Things to add to a survival kit for winter. Add-ons. Mostly common sense, however I’ll mention some items that come to mind.
Maybe it’s to add in your vehicle. Or maybe a pack. Whatever the case, winter weather will bring more risk.
A look out of my office window this morning reveals a beautiful scene of our first snowfall this winter season. With many more sure to come, it reminds me to check my survival kits for winter things.
Primarily, add-ons for the truck during winter. I also have small kits for my 4-wheeler, snowmobile, and daypacks (serving multiple uses).
The truck is easy because there’s plenty of room to add things for winter. The ATV, snowmobile, and daypacks are a little trickier.
With that said, I’ll simply brainstorm winter survival kit ‘things’ that one might consider as add-ons to their existing emergency kit.
Winter Survival Things To Add With Existing Kit
The biggest added dangers during winter are hypothermia, loss of dexterity, frost bite, or even death. Nature can be deadly. It doesn’t care that you are there. It just “is”. And if you’re not prepared for what nature might bring, well, it could cost you..
The assumption here is that you already have one or more emergency survival kits with a variety of practical ‘things’ (which I won’t mention here). The point I’m trying to get across is to think about the additional ‘things’ you might add specifically for winter weather. And then, get-er-done.
In no particular order, here are some ideas of what to add to existing kit for winter survival.
- Blanket (fleece or wool)
- Emergency Blanket (Mylar foil type)
- Lip Balm (regular Vaseline works too)
- Hand and Foot Warmers (for when it’s wicked cold)
- Gloves (well insulated)
- Mittens can be warmer (though without dexterity)
- Beanie Hat (warmer type, enough to pull over your ears)
- Neck Scarf (multiple uses too)
- Neck Gaiter (these really help!)
- Face Mask (Balaclava)
- Extra Socks (if existing pair gets wet)
- Winter Goggles (big difference in cold/snow)
- Road Flare (fast Firestarter)
- Snow Shovel (vehicle)
- Ice Scraper & Brush (vehicle)
- Windshield Washer Fluid (‘cold’ variety)
- Jumper Cables (vehicle)
- Tire Chains (if applicable)
Cotton. It’s not a good idea to wear cotton or cotton blends in cold weather. Look for wool or wool blend clothes, or polyester fleece. Cotton does not “breathe”. If you start sweating (working), it’ll get damp and then you will get even colder.
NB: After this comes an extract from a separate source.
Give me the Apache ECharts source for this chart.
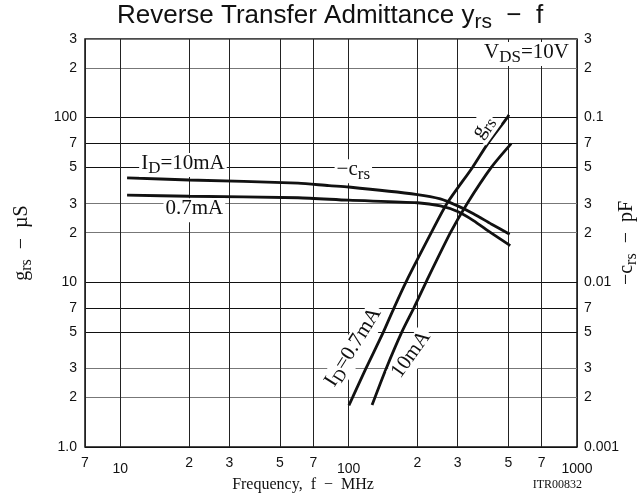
<!DOCTYPE html>
<html>
<head>
<meta charset="utf-8">
<script src="https://cdn.jsdelivr.net/npm/echarts@6/dist/echarts.min.js"></script>
<style>
  html, body { margin: 0; padding: 0; background: #fff; }
  #chart { width: 644px; height: 501px; }
</style>
</head>
<body>
<div id="chart"></div>
<script>
// ---- data ----
// x tick positions (MHz) and their printed labels
const xTickValues = [7, 10, 20, 30, 50, 70, 100, 200, 300, 500, 700, 1000]
const xTickLabels = ['7', '10', '2', '3', '5', '7', '100', '2', '3', '5', '7', '1000']
// left axis g_rs (µS)
const yTickValues = [1, 2, 3, 5, 7, 10, 20, 30, 50, 70, 100, 200, 300]
const yTickLabels = ['1.0', '2', '3', '5', '7', '10', '2', '3', '5', '7', '100', '2', '3']
// right axis -c_rs (pF)
const y2TickValues = [0.001, 0.002, 0.003, 0.005, 0.007, 0.01, 0.02, 0.03, 0.05, 0.07, 0.1, 0.2, 0.3]
const y2TickLabels = ['0.001', '2', '3', '5', '7', '0.01', '2', '3', '5', '7', '0.1', '2', '3']

// -c_rs curves (pF)
const crsFreq10 = [10.7, 20, 60, 82, 100, 200, 252, 300, 352, 419, 507]
const crs10 = [0.0431, 0.0418, 0.0400, 0.0386, 0.0379, 0.0341, 0.0321, 0.0291, 0.0261, 0.0227, 0.0196]
const crsFreq07 = [10.7, 20, 60, 100, 200, 252, 300, 352, 419, 510]
const crs07 = [0.0338, 0.0333, 0.0326, 0.0315, 0.0304, 0.0291, 0.0269, 0.0237, 0.0200, 0.0167]

// g_rs curves (µS)
const grsFreq07 = [100.2, 104, 119, 142, 158, 178, 230, 269, 349, 408, 495, 503]
const grs07 = [1.79, 2, 3, 5, 7, 10, 20, 30, 50, 70, 100, 104]
const grsFreq10 = [126.6, 146, 171, 193, 218, 279, 330, 422, 515]
const grs10 = [1.8, 3, 5, 7, 10, 20, 30, 50, 69.5]

const pairs = (xs, ys) => xs.map((x, i) => [x, ys[i]])
const pickLabel = (values, labels) => v => {
  let best = 0
  values.forEach((t, i) => {
    if (Math.abs(Math.log10(t) - Math.log10(v)) < Math.abs(Math.log10(values[best]) - Math.log10(v))) best = i
  })
  return labels[best]
}

const serif = 'Liberation Serif'
const sans = 'Liberation Sans'

// rich styles for subscripts
const richText = (size) => ({
  n: { fontFamily: serif, fontSize: size, color: '#111', lineHeight: size + 3, verticalAlign: 'top' },
  s: { fontFamily: serif, fontSize: size - 4, color: '#111', lineHeight: size + 3, padding: [Math.round(size * 0.35), 0, 0, 0], verticalAlign: 'top' }
})

const annot = (coord, text, rotate) => ({
  coord,
  symbol: 'circle',
  symbolSize: 0,
  label: {
    show: true,
    position: 'inside',
    formatter: text,
    rotate: rotate || 0,
    backgroundColor: '#fff',
    padding: [0, 2, 0, 2],
    rich: richText(21)
  }
})

const curve = (name, data, yAxisIndex, points) => ({
  name,
  type: 'line',
  yAxisIndex,
  data,
  smooth: 0.25,
  showSymbol: false,
  silent: true,
  lineStyle: { color: '#111', width: 2.8 },
  markPoint: { silent: true, animation: false, data: points || [] }
})

const myChart = echarts.init(document.getElementById('chart'))

const option = {
  animation: false,
  backgroundColor: '#fff',
  title: {
    text: '{a|Reverse Transfer Admittance y}{b|rs}{a|  −  f}',
    left: 112,
    top: -2,
    textStyle: {
      rich: {
        a: { fontFamily: sans, fontSize: 26, fontWeight: 'normal', color: '#111', lineHeight: 31, verticalAlign: 'top' },
        b: { fontFamily: sans, fontSize: 21, fontWeight: 'normal', color: '#111', lineHeight: 31, padding: [9, 0, 0, 0], verticalAlign: 'top' }
      }
    }
  },
  grid: {
    left: 85,
    right: 67,
    top: 39,
    bottom: 54,
    show: true,
    borderColor: '#111',
    borderWidth: 1.5,
    outerBoundsMode: 'none',
    containLabel: false
  },
  xAxis: {
    type: 'log',
    logBase: 10,
    min: 7,
    max: 1000,
    name: 'Frequency,  f  −  MHz',
    nameLocation: 'middle',
    nameGap: 30,
    nameMoveOverlap: false,
    nameTextStyle: { fontFamily: serif, fontSize: 16, color: '#111', padding: [0, 56, 0, 0] },
    axisLine: { show: false },
    axisTick: { show: false, customValues: xTickValues },
    axisLabel: {
      customValues: xTickValues,
      margin: 9,
      fontFamily: sans,
      fontSize: 14,
      color: '#111',
      formatter: v => {
        const t = pickLabel(xTickValues, xTickLabels)(v)
        return (t.length > 1) ? '{d|' + t + '}' : '{m|' + t + '}'
      },
      rich: {
        d: { fontFamily: sans, fontSize: 14, color: '#111', padding: [6, 0, 0, 0] },
        m: { fontFamily: sans, fontSize: 14, color: '#111' }
      }
    },
    splitLine: { show: true, lineStyle: { color: '#222', width: 1 } }
  },
  yAxis: [
    {
      type: 'log',
      logBase: 10,
      min: 1,
      max: 300,
      name: '{n|g}{s|rs}{n|  −  µS}',
      nameLocation: 'middle',
      nameRotate: 90,
      nameGap: 50,
      nameTextStyle: { rich: richText(20) },
      axisLine: { show: false },
      axisTick: { show: false, customValues: yTickValues },
      axisLabel: {
        customValues: yTickValues,
        margin: 8,
        fontFamily: sans,
        fontSize: 14,
        color: '#111',
        formatter: pickLabel(yTickValues, yTickLabels)
      },
      splitLine: {
        show: true,
        lineStyle: { color: ['#111', '#777', '#777', '#111', '#111'], width: 1 }
      }
    },
    {
      type: 'log',
      logBase: 10,
      min: 0.001,
      max: 0.3,
      position: 'right',
      name: '{n|−c}{s|rs}{n|  −  pF}',
      nameLocation: 'middle',
      nameRotate: 90,
      nameGap: 40,
      nameMoveOverlap: false,
      nameTextStyle: { rich: richText(20) },
      axisLine: { show: false },
      axisTick: { show: false, customValues: y2TickValues },
      axisLabel: {
        customValues: y2TickValues,
        margin: 7,
        fontFamily: sans,
        fontSize: 14,
        color: '#111',
        formatter: pickLabel(y2TickValues, y2TickLabels)
      },
      splitLine: { show: false }
    }
  ],
  graphic: [
    {
      type: 'text',
      right: 62,
      bottom: 10,
      style: { text: 'ITR00832', fontFamily: serif, fontSize: 12, fill: '#111' }
    }
  ],
  series: [
    curve('crs 10mA', pairs(crsFreq10, crs10), 1, [
      annot([18.8, 0.0516], '{n|I}{s|D}{n|=10mA}'),
      annot([104.8, 0.0473], '{n|−c}{s|rs}'),
      annot([601, 0.243], '{n|V}{s|DS}{n|=10V}')
    ]),
    curve('crs 0.7mA', pairs(crsFreq07, crs07), 1, [
      annot([21.1, 0.0274], '{n|0.7mA}')
    ]),
    curve('grs 0.7mA', pairs(grsFreq07, grs07), 0, [
      annot([391, 86.8], '{n|g}{s|rs}', 55),
      annot([105.9, 4.0], '{n|I}{s|D}{n|=0.7mA}', 58)
    ]),
    curve('grs 10mA', pairs(grsFreq10, grs10), 0, [
      annot([190, 3.6], '{n|10mA}', 54.5)
    ])
  ]
}

myChart.setOption(option)
window.addEventListener('resize', () => myChart.resize())
</script>
</body>
</html>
Synthetics are better in that regard, for under-layers. Merino wool is great too (no itch). One very important factor is to STAY DRY.
Wind. Wind makes a HUGE difference outside during winter. That cold will find it’s way in to your body quite readily unless protected by a good outer “shell”. Before going anywhere during winter, when it’s really bad out there, take extra precaution with what you are wearing! Just in case..
Hand Warmers. Rechargeable. I’ve had this pair for a year so far. Nice! Depending what you’re doing, you can just leave them in pockets and wrap your hands around them. They will fit in gloves or mittens only if there’s room (not tight fitting gloves).
These will soon become an extra set (my truck winter survival kit) because I’ve just ordered another pair with more extended battery life.
Stuck in Vehicle – Winter Gridlock. Every winter this happens in lots of places. Maybe it’s caused by an ice situation. Or lots of snow. The highway can become clogged with stopped vehicles due to a number of winter related reasons. Sometimes stranded for many, many hours – or longer! This can become life-threatening, especially as vehicle fuel runs out. So please consider this! Food. Water. Warmth. Prepare for winter.